*Job*: Restate the data below word for word. Skip any images it contains.

======== Information supplied

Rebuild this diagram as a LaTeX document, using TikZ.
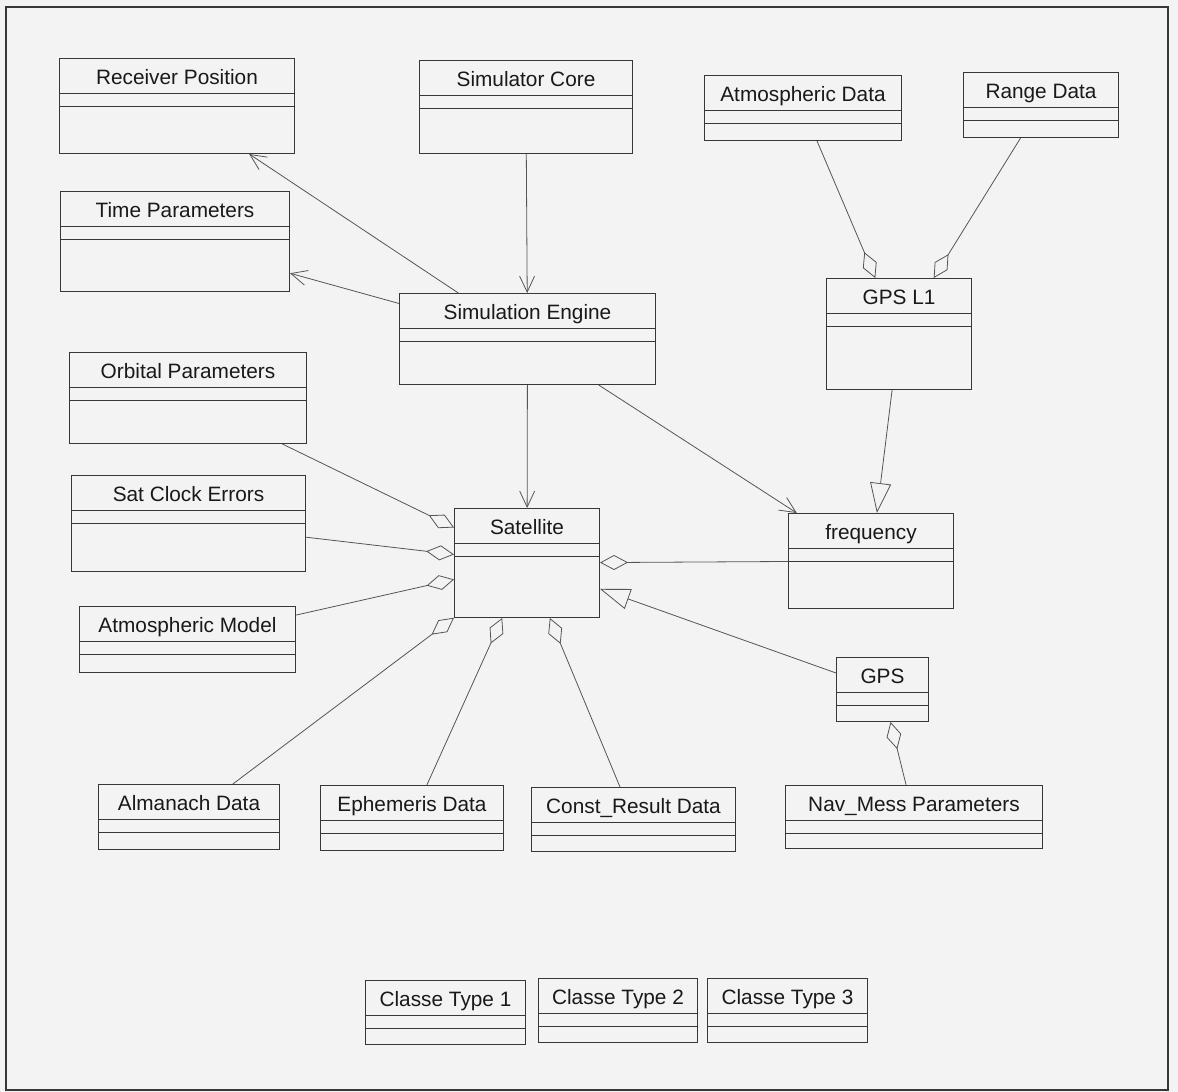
\documentclass[tikz,border=0pt]{standalone}
\usepackage{fontspec}
\setmainfont{Liberation Sans}
\usetikzlibrary{arrows.meta,calc}
\definecolor{paper}{RGB}{243,243,243}
\definecolor{ink}{RGB}{55,55,55}
\definecolor{wire}{RGB}{85,85,85}

% class box: name, top-left corner, width, height (px), title
\newcommand{\umlclass}[5]{%
  \node[cls, minimum width=#3*0.5pt, minimum height=#4*0.5pt] (#1) at #2 {};
  \node[ttl] at ($(#1.north)+(0,26)$) {#5};
  \draw[cmp] ($(#1.north west)+(0,35)$) -- ($(#1.north east)+(0,35)$);
  \draw[cmp] ($(#1.north west)+(0,48)$) -- ($(#1.north east)+(0,48)$);
}

\begin{document}
\begin{tikzpicture}[
  x=0.5pt, y=-0.5pt,
  cls/.style={draw=ink, line width=0.5pt, anchor=north west, inner sep=0pt},
  ttl/.style={anchor=base, inner sep=0pt, text=black!90,
              font=\fontsize{10.4}{12}\selectfont},
  cmp/.style={draw=ink, line width=0.5pt},
  nav/.style={draw=wire, line width=0.4pt, -{Straight Barb[length=8pt, width=7.5pt]}},
  agg/.style={draw=wire, line width=0.4pt, -{Diamond[open, length=14pt, width=7.5pt]}},
  gen/.style={draw=wire, line width=0.4pt, -{Triangle[open, length=15pt, width=10.5pt]}}
]
  \useasboundingbox[fill=paper] (0,0) rectangle (1178,1092);
  \draw[ink, line width=0.7pt] (6,7) rectangle (1168,1090);

  % top row
  \umlclass{recpos}{(59,58)}{235}{95}{Receiver Position}
  \umlclass{simcore}{(419,60)}{213}{93}{Simulator Core}
  \umlclass{atmdata}{(704,75)}{197}{65}{Atmospheric Data}
  \umlclass{range}{(963,72)}{155}{65}{Range Data}
  \umlclass{timepar}{(60,191)}{229}{100}{Time Parameters}
  \umlclass{simeng}{(399,293)}{256}{91}{Simulation Engine}
  \umlclass{gpsl1}{(826,278)}{145}{111}{GPS L1}

  % middle
  \umlclass{orbital}{(69,352)}{237}{91}{Orbital Parameters}
  \umlclass{satclock}{(71,475)}{234}{96}{Sat Clock Errors}
  \umlclass{atmmodel}{(79,606)}{216}{66}{Atmospheric Model}
  \umlclass{sat}{(454,508)}{145}{109}{Satellite}
  \umlclass{freq}{(788,513)}{165}{95}{frequency}
  \umlclass{gps}{(836,657)}{92}{64}{GPS}

  % bottom row
  \umlclass{almanach}{(98,784)}{181}{65}{Almanach Data}
  \umlclass{ephem}{(320,785)}{183}{65}{Ephemeris Data}
  \umlclass{constres}{(531,787)}{204}{64}{Const\_Result Data}
  \umlclass{navmess}{(785,785)}{257}{63}{Nav\_Mess Parameters}

  % legend
  \umlclass{ctone}{(365,980)}{160}{64}{Classe Type 1}
  \umlclass{cttwo}{(538,978)}{159}{64}{Classe Type 2}
  \umlclass{ctthree}{(707,978)}{160}{64}{Classe Type 3}

  % associations
  \draw[nav] (simeng) -- (recpos);
  \draw[nav] (simeng) -- (timepar);
  \draw[nav] (simcore) -- (simeng);
  \draw[nav] (simeng) -- (sat);
  \draw[nav] (simeng) -- (freq);

  % aggregations
  \draw[agg] (atmdata) -- (gpsl1);
  \draw[agg] (range) -- (gpsl1);
  \draw[agg] (orbital) -- (sat);
  \draw[agg] (satclock) -- (sat);
  \draw[agg] (atmmodel) -- (sat);
  \draw[agg] (almanach) -- (sat);
  \draw[agg] (ephem) -- (sat);
  \draw[agg] (constres) -- (sat);
  \draw[agg] (freq) -- (sat);
  \draw[agg] (navmess) -- (gps);

  % generalisations
  \draw[gen] (gpsl1) -- (freq);
  \draw[gen] (gps) -- (sat);
\end{tikzpicture}
\end{document}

================

*Solution to the problem*:
Rebuild this diagram as a LaTeX document, using TikZ.
\documentclass[tikz,border=0pt]{standalone}
\usepackage{fontspec}
\setmainfont{Liberation Sans}
\usetikzlibrary{arrows.meta,calc}
\definecolor{paper}{RGB}{243,243,243}
\definecolor{ink}{RGB}{55,55,55}
\definecolor{wire}{RGB}{85,85,85}

% class box: name, top-left corner, width, height (px), title
\newcommand{\umlclass}[5]{%
  \node[cls, minimum width=#3*0.5pt, minimum height=#4*0.5pt] (#1) at #2 {};
  \node[ttl] at ($(#1.north)+(0,26)$) {#5};
  \draw[cmp] ($(#1.north west)+(0,35)$) -- ($(#1.north east)+(0,35)$);
  \draw[cmp] ($(#1.north west)+(0,48)$) -- ($(#1.north east)+(0,48)$);
}

\begin{document}
\begin{tikzpicture}[
  x=0.5pt, y=-0.5pt,
  cls/.style={draw=ink, line width=0.5pt, anchor=north west, inner sep=0pt},
  ttl/.style={anchor=base, inner sep=0pt, text=black!90,
              font=\fontsize{10.4}{12}\selectfont},
  cmp/.style={draw=ink, line width=0.5pt},
  nav/.style={draw=wire, line width=0.4pt, -{Straight Barb[length=8pt, width=7.5pt]}},
  agg/.style={draw=wire, line width=0.4pt, -{Diamond[open, length=14pt, width=7.5pt]}},
  gen/.style={draw=wire, line width=0.4pt, -{Triangle[open, length=15pt, width=10.5pt]}}
]
  \useasboundingbox[fill=paper] (0,0) rectangle (1178,1092);
  \draw[ink, line width=0.7pt] (6,7) rectangle (1168,1090);

  % top row
  \umlclass{recpos}{(59,58)}{235}{95}{Receiver Position}
  \umlclass{simcore}{(419,60)}{213}{93}{Simulator Core}
  \umlclass{atmdata}{(704,75)}{197}{65}{Atmospheric Data}
  \umlclass{range}{(963,72)}{155}{65}{Range Data}
  \umlclass{timepar}{(60,191)}{229}{100}{Time Parameters}
  \umlclass{simeng}{(399,293)}{256}{91}{Simulation Engine}
  \umlclass{gpsl1}{(826,278)}{145}{111}{GPS L1}

  % middle
  \umlclass{orbital}{(69,352)}{237}{91}{Orbital Parameters}
  \umlclass{satclock}{(71,475)}{234}{96}{Sat Clock Errors}
  \umlclass{atmmodel}{(79,606)}{216}{66}{Atmospheric Model}
  \umlclass{sat}{(454,508)}{145}{109}{Satellite}
  \umlclass{freq}{(788,513)}{165}{95}{frequency}
  \umlclass{gps}{(836,657)}{92}{64}{GPS}

  % bottom row
  \umlclass{almanach}{(98,784)}{181}{65}{Almanach Data}
  \umlclass{ephem}{(320,785)}{183}{65}{Ephemeris Data}
  \umlclass{constres}{(531,787)}{204}{64}{Const\_Result Data}
  \umlclass{navmess}{(785,785)}{257}{63}{Nav\_Mess Parameters}

  % legend
  \umlclass{ctone}{(365,980)}{160}{64}{Classe Type 1}
  \umlclass{cttwo}{(538,978)}{159}{64}{Classe Type 2}
  \umlclass{ctthree}{(707,978)}{160}{64}{Classe Type 3}

  % associations
  \draw[nav] (simeng) -- (recpos);
  \draw[nav] (simeng) -- (timepar);
  \draw[nav] (simcore) -- (simeng);
  \draw[nav] (simeng) -- (sat);
  \draw[nav] (simeng) -- (freq);

  % aggregations
  \draw[agg] (atmdata) -- (gpsl1);
  \draw[agg] (range) -- (gpsl1);
  \draw[agg] (orbital) -- (sat);
  \draw[agg] (satclock) -- (sat);
  \draw[agg] (atmmodel) -- (sat);
  \draw[agg] (almanach) -- (sat);
  \draw[agg] (ephem) -- (sat);
  \draw[agg] (constres) -- (sat);
  \draw[agg] (freq) -- (sat);
  \draw[agg] (navmess) -- (gps);

  % generalisations
  \draw[gen] (gpsl1) -- (freq);
  \draw[gen] (gps) -- (sat);
\end{tikzpicture}
\end{document}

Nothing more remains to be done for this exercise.